§ **Dataset excerpt**:
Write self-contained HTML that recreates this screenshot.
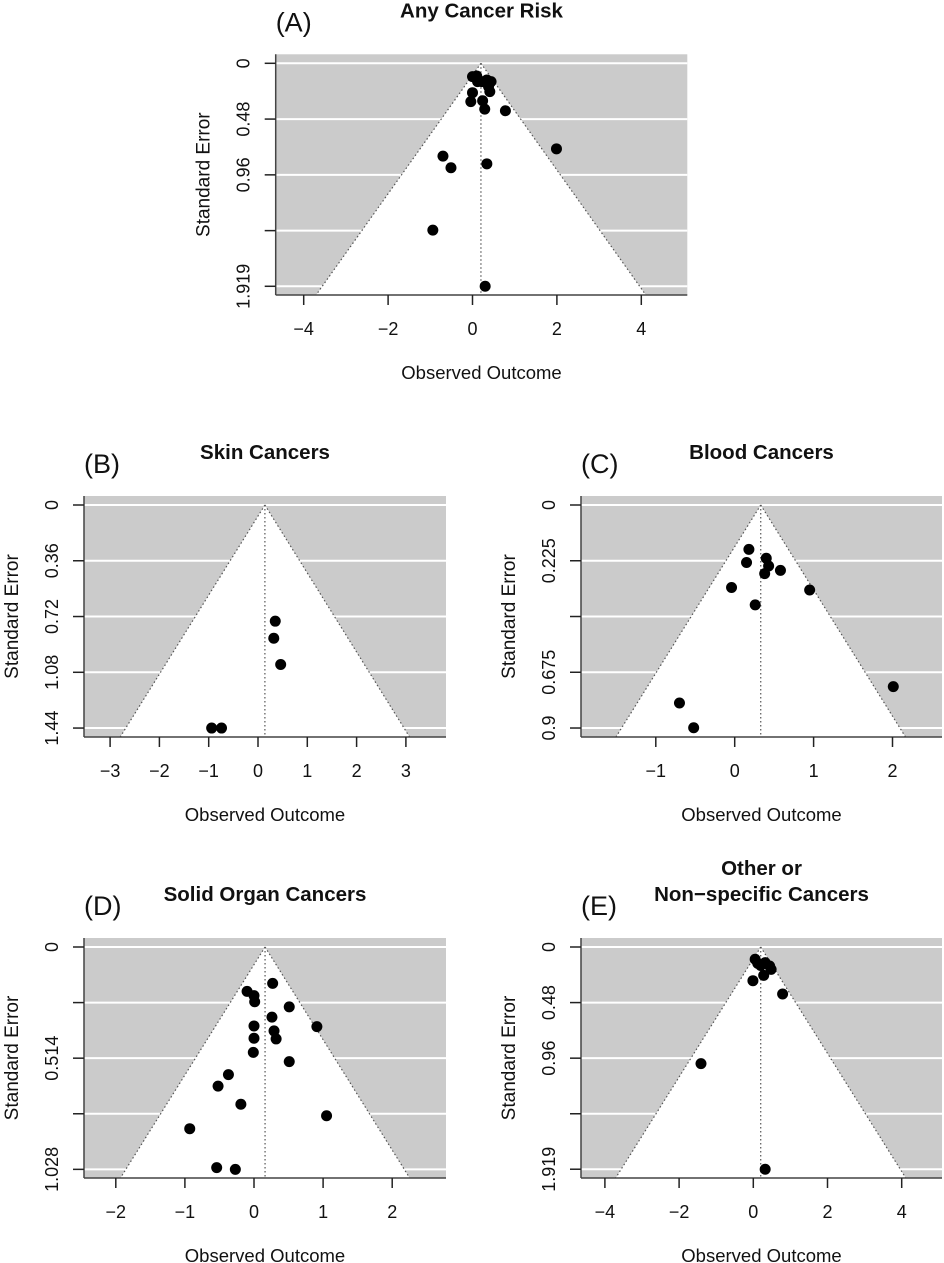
<!DOCTYPE html>
<html><head><meta charset="utf-8"><style>
html,body{margin:0;padding:0;background:#fff;}
svg{display:block;font-family:"Liberation Sans",Arial,sans-serif;}
</style></head><body>
<svg id="fig" width="944" height="1263" viewBox="0 0 944 1263" xmlns="http://www.w3.org/2000/svg"></svg>
<script>
// ---- data ----
const aX = [0.00,0.10,0.12,0.22,0.34,0.44,0.38,0.41,0.00,-0.04,0.24,0.29,0.78,1.99,-0.70,-0.51,0.34,-0.94,0.30];
const aSE = [0.115,0.109,0.158,0.158,0.144,0.158,0.201,0.244,0.253,0.330,0.322,0.394,0.408,0.736,0.799,0.899,0.865,1.436,1.919];
const bX = [0.35,0.32,0.46,-0.94,-0.74];
const bSE = [0.75,0.86,1.03,1.44,1.44];
const cX = [0.18,0.15,0.40,0.43,0.38,0.58,-0.04,0.26,0.95,2.01,-0.70,-0.52];
const cSE = [0.179,0.232,0.215,0.246,0.277,0.264,0.333,0.403,0.343,0.733,0.799,0.899];
const dX = [0.27,-0.10,0.00,0.01,0.51,0.26,0.91,0.00,0.29,0.32,0.00,-0.01,0.51,-0.37,-0.52,-0.19,1.05,-0.93,-0.54,-0.27];
const dSE = [0.168,0.205,0.225,0.253,0.277,0.324,0.368,0.365,0.388,0.425,0.422,0.487,0.530,0.590,0.643,0.727,0.780,0.840,1.020,1.028];
const eX = [0.05,0.12,0.32,0.44,0.48,0.28,-0.01,0.79,-1.41,0.32,0.20];
const eSE = [0.106,0.141,0.135,0.164,0.193,0.245,0.291,0.406,1.007,1.919,0.16];
const centers = [0.20,0.14,0.33,0.16,0.20];
const xTicksA = [-4,-2,0,2,4];
const xTicksB = [-3,-2,-1,0,1,2,3];
const xTicksC = [-1,0,1,2];
const xTicksD = [-2,-1,0,1,2];
const xTicksE = [-4,-2,0,2,4];
const yTicksA = [0,0.48,0.96,1.44,1.919];
const yLabelsA = ['0','0.48','0.96','','1.919'];
const yTicksB = [0,0.36,0.72,1.08,1.44];
const yLabelsB = ['0','0.36','0.72','1.08','1.44'];
const yTicksC = [0,0.225,0.45,0.675,0.9];
const yLabelsC = ['0','0.225','','0.675','0.9'];
const yTicksD = [0,0.257,0.514,0.771,1.028];
const yLabelsD = ['0','','0.514','','1.028'];
const yTicksE = [0,0.48,0.96,1.44,1.919];
const yLabelsE = ['0','0.48','0.96','','1.919'];
const titles = [['Any Cancer Risk'],['Skin Cancers'],['Blood Cancers'],['Solid Organ Cancers'],['Other or','Non\u2212specific Cancers']];
const tags = ['(A)','(B)','(C)','(D)','(E)'];

const NS='http://www.w3.org/2000/svg';
const svg=document.getElementById('fig');
function mk(tag,attrs,parent,txt){const e=document.createElementNS(NS,tag);for(const k in attrs)e.setAttribute(k,attrs[k]);if(txt!==undefined)e.textContent=txt;(parent||svg).appendChild(e);return e;}
function fmt(v){return v<0?'\u2212'+Math.abs(v):String(v);}

const panels=[
 {id:'a',L:275.7,T:54.3,R:687.3,B:295,x0:472.5,xs:42.2,y0:63.3,ys:116.2,X:aX,S:aSE,xt:xTicksA,yt:yTicksA,yl:yLabelsA},
 {id:'b',L:84,T:496,R:446,B:737,x0:258,xs:49.3,y0:505,ys:154.9,X:bX,S:bSE,xt:xTicksB,yt:yTicksB,yl:yLabelsB},
 {id:'c',L:581,T:496,R:942,B:737,x0:734.7,xs:78.9,y0:505,ys:247.8,X:cX,S:cSE,xt:xTicksC,yt:yTicksC,yl:yLabelsC},
 {id:'d',L:84,T:938,R:446,B:1178,x0:254,xs:69.1,y0:947,ys:216.3,X:dX,S:dSE,xt:xTicksD,yt:yTicksD,yl:yLabelsD},
 {id:'e',L:581,T:938,R:942,B:1178,x0:753.3,xs:37.1,y0:947,ys:115.8,X:eX,S:eSE,xt:xTicksE,yt:yTicksE,yl:yLabelsE}
];

panels.forEach((p,i)=>{
  const g=mk('g',{});
  
  
  const sx=v=>p.x0+v*p.xs, sy=v=>p.y0+v*p.ys;
  const bg=mk('rect',{x:p.L,y:p.T,width:p.R-p.L,height:p.B-p.T,fill:'#cbcbcb'},g);
  
  
  p.yt.forEach(t=>{
    const gl=mk('line',{x1:p.L,x2:p.R,y1:sy(t),y2:sy(t),stroke:'#fff','stroke-width':2},g);
    
    
  });
  const c=centers[i];
  const seMax=(p.B-p.y0)/p.ys;
  const lx=sx(c-1.96*seMax), rx=sx(c+1.96*seMax);
  const tri=mk('polygon',{points:`${sx(c)},${sy(0)} ${lx},${p.B} ${rx},${p.B}`,fill:'#fff'},g);
  
  
  mk('line',{x1:sx(c),y1:sy(0),x2:lx,y2:p.B,stroke:'#555','stroke-width':1.2,'stroke-dasharray':'1.5,2.5'},g);
  mk('line',{x1:sx(c),y1:sy(0),x2:rx,y2:p.B,stroke:'#555','stroke-width':1.2,'stroke-dasharray':'1.5,2.5'},g);
  const cl=mk('line',{x1:sx(c),y1:sy(0),x2:sx(c),y2:p.B,stroke:'#555','stroke-width':1.2,'stroke-dasharray':'1.5,2.5'},g);
  
  
  mk('line',{x1:p.L,y1:p.T,x2:p.L,y2:p.B,stroke:'#444','stroke-width':1.5},g);
  mk('line',{x1:p.L,y1:p.B,x2:p.R,y2:p.B,stroke:'#444','stroke-width':1.5},g);
  p.yt.forEach((t,k)=>{
    mk('line',{x1:p.L-11,x2:p.L,y1:sy(t),y2:sy(t),stroke:'#222','stroke-width':1.5},g);
    if(p.yl[k]){
      const tx=mk('text',{x:p.L-26,y:sy(t),'font-size':18,'text-anchor':'middle',fill:'#111',transform:`rotate(-90 ${p.L-26} ${sy(t)})`},g,p.yl[k]);
      
      
    }
  });
  p.xt.forEach(t=>{
    mk('line',{x1:sx(t),x2:sx(t),y1:p.B,y2:p.B+10,stroke:'#222','stroke-width':1.5},g);
    const tx=mk('text',{x:sx(t),y:p.B+40,'font-size':18,'text-anchor':'middle',fill:'#111'},g,fmt(t));
    
    
  });
  const cx=(p.L+p.R)/2;
  const xt=mk('text',{x:cx,y:p.B+84,'font-size':18.5,'text-anchor':'middle',fill:'#111'},g,'Observed Outcome');
  
  
  const yx=p.L-66, yy=(p.T+p.B)/2;
  const yt=mk('text',{x:yx,y:yy,'font-size':19,'text-anchor':'middle',fill:'#111',transform:`rotate(-90 ${yx} ${yy})`},g,'Standard Error');
  
  
  const tl=titles[i];
  tl.forEach((s,k)=>{
    const ty=p.T-37-(tl.length-1-k)*26;
    const tt=mk('text',{x:cx,y:ty,'font-size':20.5,'font-weight':'bold','text-anchor':'middle',fill:'#111'},g,s);
    
    
  });
  const tg=mk('text',{x:p.L,y:p.T-23,'font-size':27,fill:'#111'},g,tags[i]);
  
  
  p.X.forEach((v,k)=>{
    const pt=mk('circle',{cx:sx(v),cy:sy(p.S[k]),r:5.5,fill:'#000'},g);
    
    
  });
});
</script>
</body></html>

§ **Exercise goal**:
Quote the data above in full, leaving out the pictures it holds.

§ **Task answer**:
Write self-contained HTML that recreates this screenshot.
<!DOCTYPE html>
<html><head><meta charset="utf-8"><style>
html,body{margin:0;padding:0;background:#fff;}
svg{display:block;font-family:"Liberation Sans",Arial,sans-serif;}
</style></head><body>
<svg id="fig" width="944" height="1263" viewBox="0 0 944 1263" xmlns="http://www.w3.org/2000/svg"></svg>
<script>
// ---- data ----
const aX = [0.00,0.10,0.12,0.22,0.34,0.44,0.38,0.41,0.00,-0.04,0.24,0.29,0.78,1.99,-0.70,-0.51,0.34,-0.94,0.30];
const aSE = [0.115,0.109,0.158,0.158,0.144,0.158,0.201,0.244,0.253,0.330,0.322,0.394,0.408,0.736,0.799,0.899,0.865,1.436,1.919];
const bX = [0.35,0.32,0.46,-0.94,-0.74];
const bSE = [0.75,0.86,1.03,1.44,1.44];
const cX = [0.18,0.15,0.40,0.43,0.38,0.58,-0.04,0.26,0.95,2.01,-0.70,-0.52];
const cSE = [0.179,0.232,0.215,0.246,0.277,0.264,0.333,0.403,0.343,0.733,0.799,0.899];
const dX = [0.27,-0.10,0.00,0.01,0.51,0.26,0.91,0.00,0.29,0.32,0.00,-0.01,0.51,-0.37,-0.52,-0.19,1.05,-0.93,-0.54,-0.27];
const dSE = [0.168,0.205,0.225,0.253,0.277,0.324,0.368,0.365,0.388,0.425,0.422,0.487,0.530,0.590,0.643,0.727,0.780,0.840,1.020,1.028];
const eX = [0.05,0.12,0.32,0.44,0.48,0.28,-0.01,0.79,-1.41,0.32,0.20];
const eSE = [0.106,0.141,0.135,0.164,0.193,0.245,0.291,0.406,1.007,1.919,0.16];
const centers = [0.20,0.14,0.33,0.16,0.20];
const xTicksA = [-4,-2,0,2,4];
const xTicksB = [-3,-2,-1,0,1,2,3];
const xTicksC = [-1,0,1,2];
const xTicksD = [-2,-1,0,1,2];
const xTicksE = [-4,-2,0,2,4];
const yTicksA = [0,0.48,0.96,1.44,1.919];
const yLabelsA = ['0','0.48','0.96','','1.919'];
const yTicksB = [0,0.36,0.72,1.08,1.44];
const yLabelsB = ['0','0.36','0.72','1.08','1.44'];
const yTicksC = [0,0.225,0.45,0.675,0.9];
const yLabelsC = ['0','0.225','','0.675','0.9'];
const yTicksD = [0,0.257,0.514,0.771,1.028];
const yLabelsD = ['0','','0.514','','1.028'];
const yTicksE = [0,0.48,0.96,1.44,1.919];
const yLabelsE = ['0','0.48','0.96','','1.919'];
const titles = [['Any Cancer Risk'],['Skin Cancers'],['Blood Cancers'],['Solid Organ Cancers'],['Other or','Non\u2212specific Cancers']];
const tags = ['(A)','(B)','(C)','(D)','(E)'];

const NS='http://www.w3.org/2000/svg';
const svg=document.getElementById('fig');
function mk(tag,attrs,parent,txt){const e=document.createElementNS(NS,tag);for(const k in attrs)e.setAttribute(k,attrs[k]);if(txt!==undefined)e.textContent=txt;(parent||svg).appendChild(e);return e;}
function fmt(v){return v<0?'\u2212'+Math.abs(v):String(v);}

const panels=[
 {id:'a',L:275.7,T:54.3,R:687.3,B:295,x0:472.5,xs:42.2,y0:63.3,ys:116.2,X:aX,S:aSE,xt:xTicksA,yt:yTicksA,yl:yLabelsA},
 {id:'b',L:84,T:496,R:446,B:737,x0:258,xs:49.3,y0:505,ys:154.9,X:bX,S:bSE,xt:xTicksB,yt:yTicksB,yl:yLabelsB},
 {id:'c',L:581,T:496,R:942,B:737,x0:734.7,xs:78.9,y0:505,ys:247.8,X:cX,S:cSE,xt:xTicksC,yt:yTicksC,yl:yLabelsC},
 {id:'d',L:84,T:938,R:446,B:1178,x0:254,xs:69.1,y0:947,ys:216.3,X:dX,S:dSE,xt:xTicksD,yt:yTicksD,yl:yLabelsD},
 {id:'e',L:581,T:938,R:942,B:1178,x0:753.3,xs:37.1,y0:947,ys:115.8,X:eX,S:eSE,xt:xTicksE,yt:yTicksE,yl:yLabelsE}
];

panels.forEach((p,i)=>{
  const g=mk('g',{});
  
  
  const sx=v=>p.x0+v*p.xs, sy=v=>p.y0+v*p.ys;
  const bg=mk('rect',{x:p.L,y:p.T,width:p.R-p.L,height:p.B-p.T,fill:'#cbcbcb'},g);
  
  
  p.yt.forEach(t=>{
    const gl=mk('line',{x1:p.L,x2:p.R,y1:sy(t),y2:sy(t),stroke:'#fff','stroke-width':2},g);
    
    
  });
  const c=centers[i];
  const seMax=(p.B-p.y0)/p.ys;
  const lx=sx(c-1.96*seMax), rx=sx(c+1.96*seMax);
  const tri=mk('polygon',{points:`${sx(c)},${sy(0)} ${lx},${p.B} ${rx},${p.B}`,fill:'#fff'},g);
  
  
  mk('line',{x1:sx(c),y1:sy(0),x2:lx,y2:p.B,stroke:'#555','stroke-width':1.2,'stroke-dasharray':'1.5,2.5'},g);
  mk('line',{x1:sx(c),y1:sy(0),x2:rx,y2:p.B,stroke:'#555','stroke-width':1.2,'stroke-dasharray':'1.5,2.5'},g);
  const cl=mk('line',{x1:sx(c),y1:sy(0),x2:sx(c),y2:p.B,stroke:'#555','stroke-width':1.2,'stroke-dasharray':'1.5,2.5'},g);
  
  
  mk('line',{x1:p.L,y1:p.T,x2:p.L,y2:p.B,stroke:'#444','stroke-width':1.5},g);
  mk('line',{x1:p.L,y1:p.B,x2:p.R,y2:p.B,stroke:'#444','stroke-width':1.5},g);
  p.yt.forEach((t,k)=>{
    mk('line',{x1:p.L-11,x2:p.L,y1:sy(t),y2:sy(t),stroke:'#222','stroke-width':1.5},g);
    if(p.yl[k]){
      const tx=mk('text',{x:p.L-26,y:sy(t),'font-size':18,'text-anchor':'middle',fill:'#111',transform:`rotate(-90 ${p.L-26} ${sy(t)})`},g,p.yl[k]);
      
      
    }
  });
  p.xt.forEach(t=>{
    mk('line',{x1:sx(t),x2:sx(t),y1:p.B,y2:p.B+10,stroke:'#222','stroke-width':1.5},g);
    const tx=mk('text',{x:sx(t),y:p.B+40,'font-size':18,'text-anchor':'middle',fill:'#111'},g,fmt(t));
    
    
  });
  const cx=(p.L+p.R)/2;
  const xt=mk('text',{x:cx,y:p.B+84,'font-size':18.5,'text-anchor':'middle',fill:'#111'},g,'Observed Outcome');
  
  
  const yx=p.L-66, yy=(p.T+p.B)/2;
  const yt=mk('text',{x:yx,y:yy,'font-size':19,'text-anchor':'middle',fill:'#111',transform:`rotate(-90 ${yx} ${yy})`},g,'Standard Error');
  
  
  const tl=titles[i];
  tl.forEach((s,k)=>{
    const ty=p.T-37-(tl.length-1-k)*26;
    const tt=mk('text',{x:cx,y:ty,'font-size':20.5,'font-weight':'bold','text-anchor':'middle',fill:'#111'},g,s);
    
    
  });
  const tg=mk('text',{x:p.L,y:p.T-23,'font-size':27,fill:'#111'},g,tags[i]);
  
  
  p.X.forEach((v,k)=>{
    const pt=mk('circle',{cx:sx(v),cy:sy(p.S[k]),r:5.5,fill:'#000'},g);
    
    
  });
});
</script>
</body></html>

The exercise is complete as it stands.